* Begin Supplied material *
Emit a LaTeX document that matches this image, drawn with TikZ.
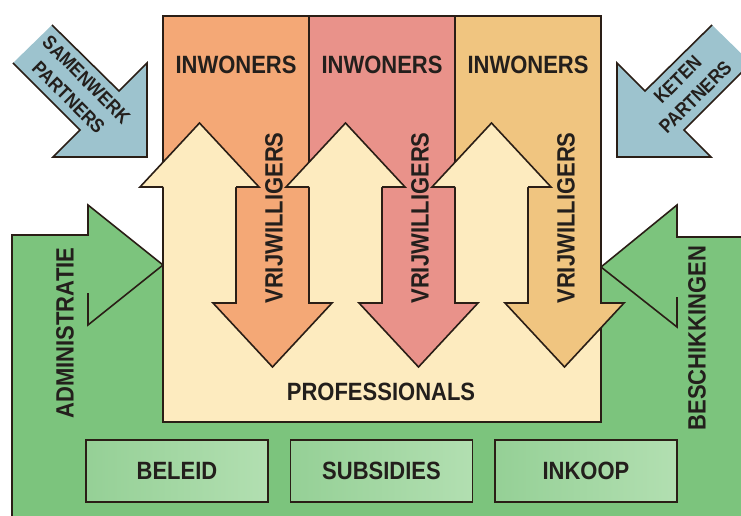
\documentclass[tikz,border=0pt]{standalone}
\usepackage{fontspec}
\setmainfont{Liberation Sans}[FakeStretch=0.88]
\definecolor{edgec}{HTML}{2A1E16}
\definecolor{inkc}{HTML}{231F1C}
\definecolor{greenc}{HTML}{7CC47D}
\definecolor{boxl}{HTML}{95D096}
\definecolor{boxr}{HTML}{B2DFB1}
\definecolor{bluec}{HTML}{9DC3CE}
\definecolor{palec}{HTML}{FDEBBF}
\definecolor{orangec}{HTML}{F4A876}
\definecolor{redc}{HTML}{E9928A}
\definecolor{tanc}{HTML}{F0C580}
\begin{document}
\begin{tikzpicture}[x=1pt,y=-1pt,line width=1.6pt,line join=miter,
    lbl/.style={font=\bfseries\fontsize{25}{27}\selectfont,text=inkc,inner sep=0pt},
    small/.style={font=\bfseries\fontsize{19.5}{25}\selectfont,text=inkc,inner sep=0pt,align=center},
    subbox/.style={lbl,draw=edgec,left color=boxl,right color=boxr,minimum width=182pt,minimum height=62pt}]
    \useasboundingbox (0,0) rectangle (741,516);
    \clip (0,0) rectangle (741,516);
    % green background with the two side arrows
    \fill[greenc] (12,530) -- (12,235) -- (88,235) -- (88,205) -- (163,265) -- (601,267)
        -- (677,205) -- (677,237) -- (750,237) -- (750,530) -- cycle;
    \draw[edgec] (12,530) -- (12,235) -- (88,235) -- (88,205) -- (163,265);
    \draw[edgec] (88,293) -- (88,325) -- (163,265);
    \draw[edgec] (750,237) -- (677,237) -- (677,205) -- (601,267);
    \draw[edgec] (677,297) -- (677,327) -- (601,267);
    % blue partner arrows
    \filldraw[fill=bluec,draw=edgec] (52,25) -- (119,91) -- (147,63) -- (147,157) -- (53,157) -- (80,130) -- (13,63);
    \filldraw[fill=bluec,draw=edgec] (712,25) -- (645,91) -- (617,63) -- (617,157) -- (711,157) -- (684,130) -- (751,63);
    % main box and columns
    \fill[palec] (163,16) rectangle (601,422);
    \fill[orangec] (163,16) rectangle (309,187);
    \fill[redc] (309,16) rectangle (455,187);
    \fill[tanc] (455,16) rectangle (601,187);
    \draw[edgec] (309,16) -- (309,187);
    \draw[edgec] (455,16) -- (455,187);
    \draw[edgec] (163,16) rectangle (601,422);
    % down arrows
    \filldraw[fill=orangec,draw=edgec] (236,187) -- (236,303) -- (213,303) -- (272.5,367) -- (332,303) -- (309,303) -- (309,187);
    \filldraw[fill=redc,draw=edgec] (382,187) -- (382,303) -- (359,303) -- (418.5,367) -- (478,303) -- (455,303) -- (455,187);
    \filldraw[fill=tanc,draw=edgec] (528,187) -- (528,303) -- (505,303) -- (564.5,367) -- (624,303) -- (601,303) -- (601,187);
    % up arrow heads
    \filldraw[fill=palec,draw=edgec] (163,187) -- (140,187) -- (199.5,123) -- (259,187) -- (236,187);
    \filldraw[fill=palec,draw=edgec] (309,187) -- (286,187) -- (345.5,123) -- (405,187) -- (382,187);
    \filldraw[fill=palec,draw=edgec] (455,187) -- (432,187) -- (491.5,123) -- (551,187) -- (528,187);
    % labels
    \node[lbl] (inw1) at (236,65) {INWONERS};
    \node[lbl] (inw2) at (382,65) {INWONERS};
    \node[lbl] (inw3) at (528,65) {INWONERS};
    \node[lbl,rotate=90] (vrij1) at (274,218) {VRIJWILLIGERS};
    \node[lbl,rotate=90] (vrij2) at (420,218) {VRIJWILLIGERS};
    \node[lbl,rotate=90] (vrij3) at (566,218) {VRIJWILLIGERS};
    \node[lbl] (prof) at (381,392) {PROFESSIONALS};
    \node[lbl,rotate=90] (admin) at (65,333) {ADMINISTRATIE};
    \node[lbl,rotate=90] (besch) at (697,338) {BESCHIKKINGEN};
    \node[small,rotate=-45] (samen) at (77.5,88.5) {SAMENWERK\\PARTNERS};
    \node[small,rotate=45] (keten) at (686.5,88.5) {KETEN\\PARTNERS};
    \node[subbox] (beleid) at (177,471) {BELEID};
    \node[subbox] (subs) at (381.5,471) {SUBSIDIES};
    \node[subbox] (inkoop) at (586,471) {INKOOP};
\end{tikzpicture}
\end{document}
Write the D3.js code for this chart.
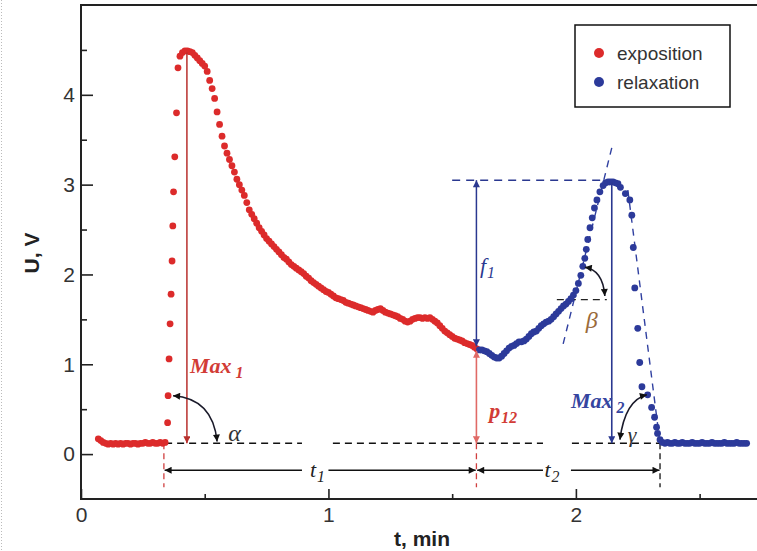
* End Supplied material *
Report all lines of the material that contain the word "this".

Emit a LaTeX document that matches this image, drawn with TikZ.
Write the D3.js code for this chart.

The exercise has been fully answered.